Monster has no debt, and a market cap that's $10 billion. PepsiCo has nearly that much cash on its balance sheet, and Coca-Cola has twice that.

Monster is also already in some 100 countries. So the fact that PepsiCo and Coca-Cola have a broad geographical reach gives them little advantage over Monster. Monster just expanded into India, and it's already been successful with diffusion across Europe, Brazil and Japan.

A buyout of Monster would mean the most for Coca-Cola, which is more heavily tied to beverages. Coca-Cola has four of the world's top five beverage brands. Meanwhile, PepsiCo still has a key growth opportunity with expanding its snacks business into untapped developing markets. PepsiCo already gets around half its revenues from outside the U.S.

Even still, an acquisition of Monster would be a key growth driver for either company. The North American beverage business is somewhat saturated, and business is slowing. The carbonated soft-drink market has been in decline for nine straight years as of 2013. Coca-Cola did manage to see a 2% rise in volumes during the first quarter on a year-over-year basis. That comes as sales were up in Brazil and China, but growth was flat in North America.

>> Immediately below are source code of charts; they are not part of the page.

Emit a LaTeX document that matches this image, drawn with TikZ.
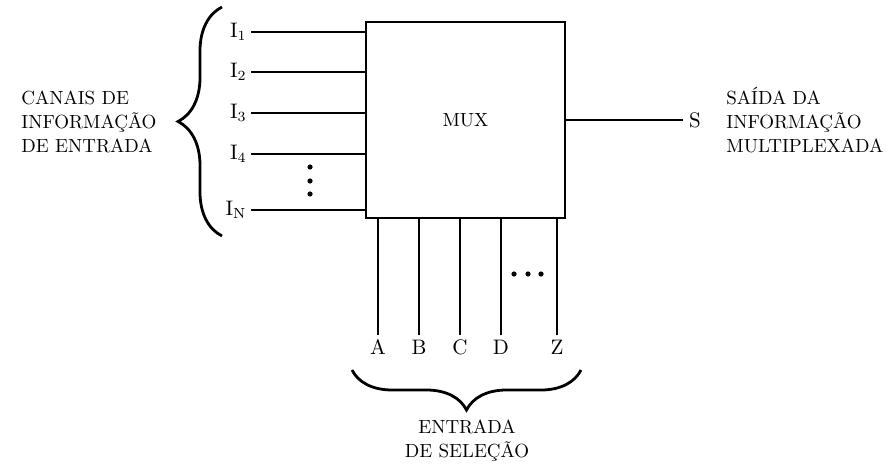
\documentclass[tikz,border=0pt]{standalone}
\usepackage{fontspec}
\usetikzlibrary{decorations.pathreplacing}
\tikzset{
  wire/.style    = { line width=1pt, black },
  muxbox/.style  = { draw, line width=1pt, minimum width=99.5pt, minimum height=98pt, font=\fontsize{9.5}{12}\selectfont },
  pin/.style     = { inner sep=2pt, font=\fontsize{10.5}{12}\selectfont },
  caption/.style = { align=left, inner sep=0pt, font=\fontsize{9.5}{12}\selectfont },
  curly/.style   = { decorate, decoration={brace,amplitude=#1}, line width=1.4pt },
}
\begin{document}
\begin{tikzpicture}[x=0.5pt,y=-0.5pt]
    \useasboundingbox (0,0) rectangle (888,470);

    % Multiplexador
    \node[muxbox] (mux) at (465.5,120) {MUX};

    % canais de entrada
    \node[pin,anchor=east] (i1) at (251,32)  {I$_1$};
    \node[pin,anchor=east] (i2) at (251,72)  {I$_2$};
    \node[pin,anchor=east] (i3) at (251,113) {I$_3$};
    \node[pin,anchor=east] (i4) at (251,154) {I$_4$};
    \node[pin,anchor=east] (iN) at (251,210) {I$_\mathrm{N}$};

    \draw[wire] (i1) -- (i1 -| mux.west);
    \draw[wire] (i2) -- (i2 -| mux.west);
    \draw[wire] (i3) -- (i3 -| mux.west);
    \draw[wire] (i4) -- (i4 -| mux.west);
    \draw[wire] (iN) -- (iN -| mux.west);

    \fill (310,167) circle (1.3pt);
    \fill (310,181) circle (1.3pt);
    \fill (310,194) circle (1.3pt);

    % entradas de selecao
    \node[pin] (a) at (378,347) {A};
    \node[pin] (b) at (419,347) {B};
    \node[pin] (c) at (460,347) {C};
    \node[pin] (d) at (501,347) {D};
    \node[pin] (z) at (557,347) {Z};

    \draw[wire] (a) -- (a |- mux.south);
    \draw[wire] (b) -- (b |- mux.south);
    \draw[wire] (c) -- (c |- mux.south);
    \draw[wire] (d) -- (d |- mux.south);
    \draw[wire] (z) -- (z |- mux.south);

    \fill (514,274) circle (1.3pt);
    \fill (528,274) circle (1.3pt);
    \fill (541,274) circle (1.3pt);

    % saida
    \node[pin,inner sep=3pt] (s) at (695,120) {S};
    \draw[wire] (mux) -- (s);

    % Texte
    \node[caption,anchor=west] (canais) at (21,122) {CANAIS DE\\INFORMAÇÃO\\DE ENTRADA};
    \node[caption,anchor=west] (saida) at (726,120) {SAÍDA DA\\INFORMAÇÃO\\MULTIPLEXADA};
    \node[caption,align=center] (selecao) at (467,441) {ENTRADA\\DE SELEÇÃO};

    % chaves
    \draw[curly=22pt] (222,236) -- (222,7);
    \draw[curly=20pt] (581,370) -- (352,370);

\end{tikzpicture}
\end{document}
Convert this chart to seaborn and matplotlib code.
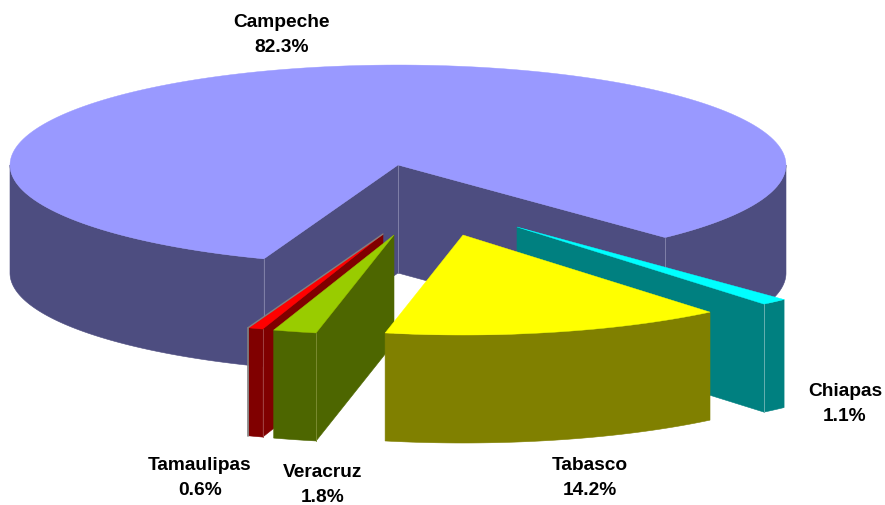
import numpy as np
import matplotlib
matplotlib.use('Agg')
import matplotlib.pyplot as plt
from matplotlib.patches import Polygon
import seaborn as sns

# data
states = ['Campeche', 'Chiapas', 'Tabasco', 'Veracruz', 'Tamaulipas']
shares = [82.3, 1.1, 14.2, 1.8, 0.6]

# colours per slice (top, side, thin edge line)
top_colors = ['#9999FF', '#00FFFF', '#FFFF00', '#99CC00', '#FF0000']
side_colors = ['#4D4D80', '#008080', '#808000', '#4D6600', '#800000']
edge_colors = ['#8080A8', '#66B0B0', '#A8A860', '#7A8A30', '#A04040']

# layout in pixels of the picture
cx, cy = 398, 165
rx, ry = 388, 100
depth = 108
start_angle = -46.5
explode = [(0, 0), (119, 62), (65, 70), (-4, 70), (-15, 69)]
label_pos = [(282, 35), (845, 404), (590, 478), (323, 485), (200, 478)]
draw_order = [0, 1, 4, 3, 2]  # tabasco sits in front of the thin slices

sns.set_theme(style='white')
plt.rcParams['font.family'] = ['Liberation Sans', 'DejaVu Sans']

fig, ax = plt.subplots(figsize=(8.85, 5.05), dpi=100)
ax.set_position([0, 0, 1, 1])
ax.set_xlim(0, 885)
ax.set_ylim(505, 0)
ax.axis('off')


def arc(a0, a1, x0, y0, drop=0, n=200):
    t = np.radians(np.linspace(a0, a1, n))
    return np.column_stack([x0 + rx * np.cos(t), y0 + ry * np.sin(-t) + drop])


def vline(ax, p, color, z, lw=0.7):
    ax.plot([p[0], p[0]], [p[1], p[1] + depth], color=color, lw=lw, zorder=z + 1)


def wall(ax, p0, p1, color, z):
    # flat side going down from the line p0-p1
    p0, p1 = np.array(p0), np.array(p1)
    d = np.array([0, depth])
    ax.add_patch(Polygon([p0, p1, p1 + d, p0 + d], fc=color, ec=color, lw=0.4, zorder=z))


def outer_wall(ax, a0, a1, x0, y0, color, z):
    upper = arc(a0, a1, x0, y0)
    lower = arc(a1, a0, x0, y0, depth)
    ax.add_patch(Polygon(np.vstack([upper, lower]), fc=color, ec=color, lw=0.4, zorder=z))


# angles of each slice, clockwise from the start angle
spans = [s / 100 * 360 for s in shares]
ends = [start_angle + spans[0]]
starts = [start_angle]
a = start_angle
for sp in spans[1:]:
    ends.append(a)
    starts.append(a - sp)
    a -= sp

for k, i in enumerate(draw_order):
    z = 10 * (k + 1)
    x0, y0 = cx + explode[i][0], cy + explode[i][1]
    a0, a1 = starts[i], ends[i]
    p0 = arc(a0, a0, x0, y0, n=1)[0]
    p1 = arc(a1, a1, x0, y0, n=1)[0]
    apex = (x0, y0)
    side = side_colors[i]
    edge = edge_colors[i]

    if i == 0:
        # big slice: the front is cut in two by the missing part
        outer_wall(ax, 180, a1, x0, y0, side, z)
        outer_wall(ax, a0, 0, x0, y0, side, z)
        wall(ax, apex, p0, side, z)
        wall(ax, apex, p1, side, z)
        vline(ax, apex, edge, z)
        vline(ax, p0, edge, z)
        vline(ax, p1, edge, z)
    elif i == 1:
        wall(ax, apex, p0, side, z)
        outer_wall(ax, a0, a1, x0, y0, side, z)
        vline(ax, p0, edge, z)
    elif i == 2:
        outer_wall(ax, a0, a1, x0, y0, side, z)
    else:
        outer_wall(ax, a0, a1, x0, y0, side, z)
        wall(ax, apex, p1, side, z)
        vline(ax, p1, edge, z)
        if i == 4:
            vline(ax, (p0[0] - 1, p0[1]), '#808080', z, lw=1.2)
            ax.plot([p0[0] - 1, x0], [p0[1], y0], color='#808080', lw=1.0, zorder=z + 3)

    top = np.vstack([[apex], arc(a0, a1, x0, y0)])
    ax.add_patch(Polygon(top, fc=top_colors[i], ec=top_colors[i], lw=0.3, zorder=z + 2))

for name, val, (lx, ly) in zip(states, shares, label_pos):
    ax.text(lx, ly, f'{name}\n{val:.1f}%', ha='center', va='center', zorder=100,
            fontsize=13.8, fontweight='bold', color='black', linespacing=1.56)

fig.savefig('out.png', dpi=100)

The other key reason that Coca-Cola needs Monster more than PepsiCo does is that Coca-Cola is the distributor for half of Monster's beverages in the U.S. Should Coca-Cola lose this business, it would also stand to lose more than 10% of its North American operating income.

How shares stack up
Monster's shares are still nearly 20% off their all-time highs of around $79. The stock also only trades at a P/E ratio of 22 based on next year's earnings estimates. That's well below its average P/E of 28 for the last 10 years. Both PepsiCo and Coca-Cola currently trade with a P/E of around 20, despite the fact that Monster is expected to grow earnings at a rate well above the two. Analysts also have a mean price target of $78.

Bottom line
Monster can provide a lot of value to one of the major beverage companies. But it's also a very reasonable investment on its own. Energy drinks are still being well received and remain highly popular. Investors who are looking to gain exposure to the high-growth alternative beverage market should have a look at Monster.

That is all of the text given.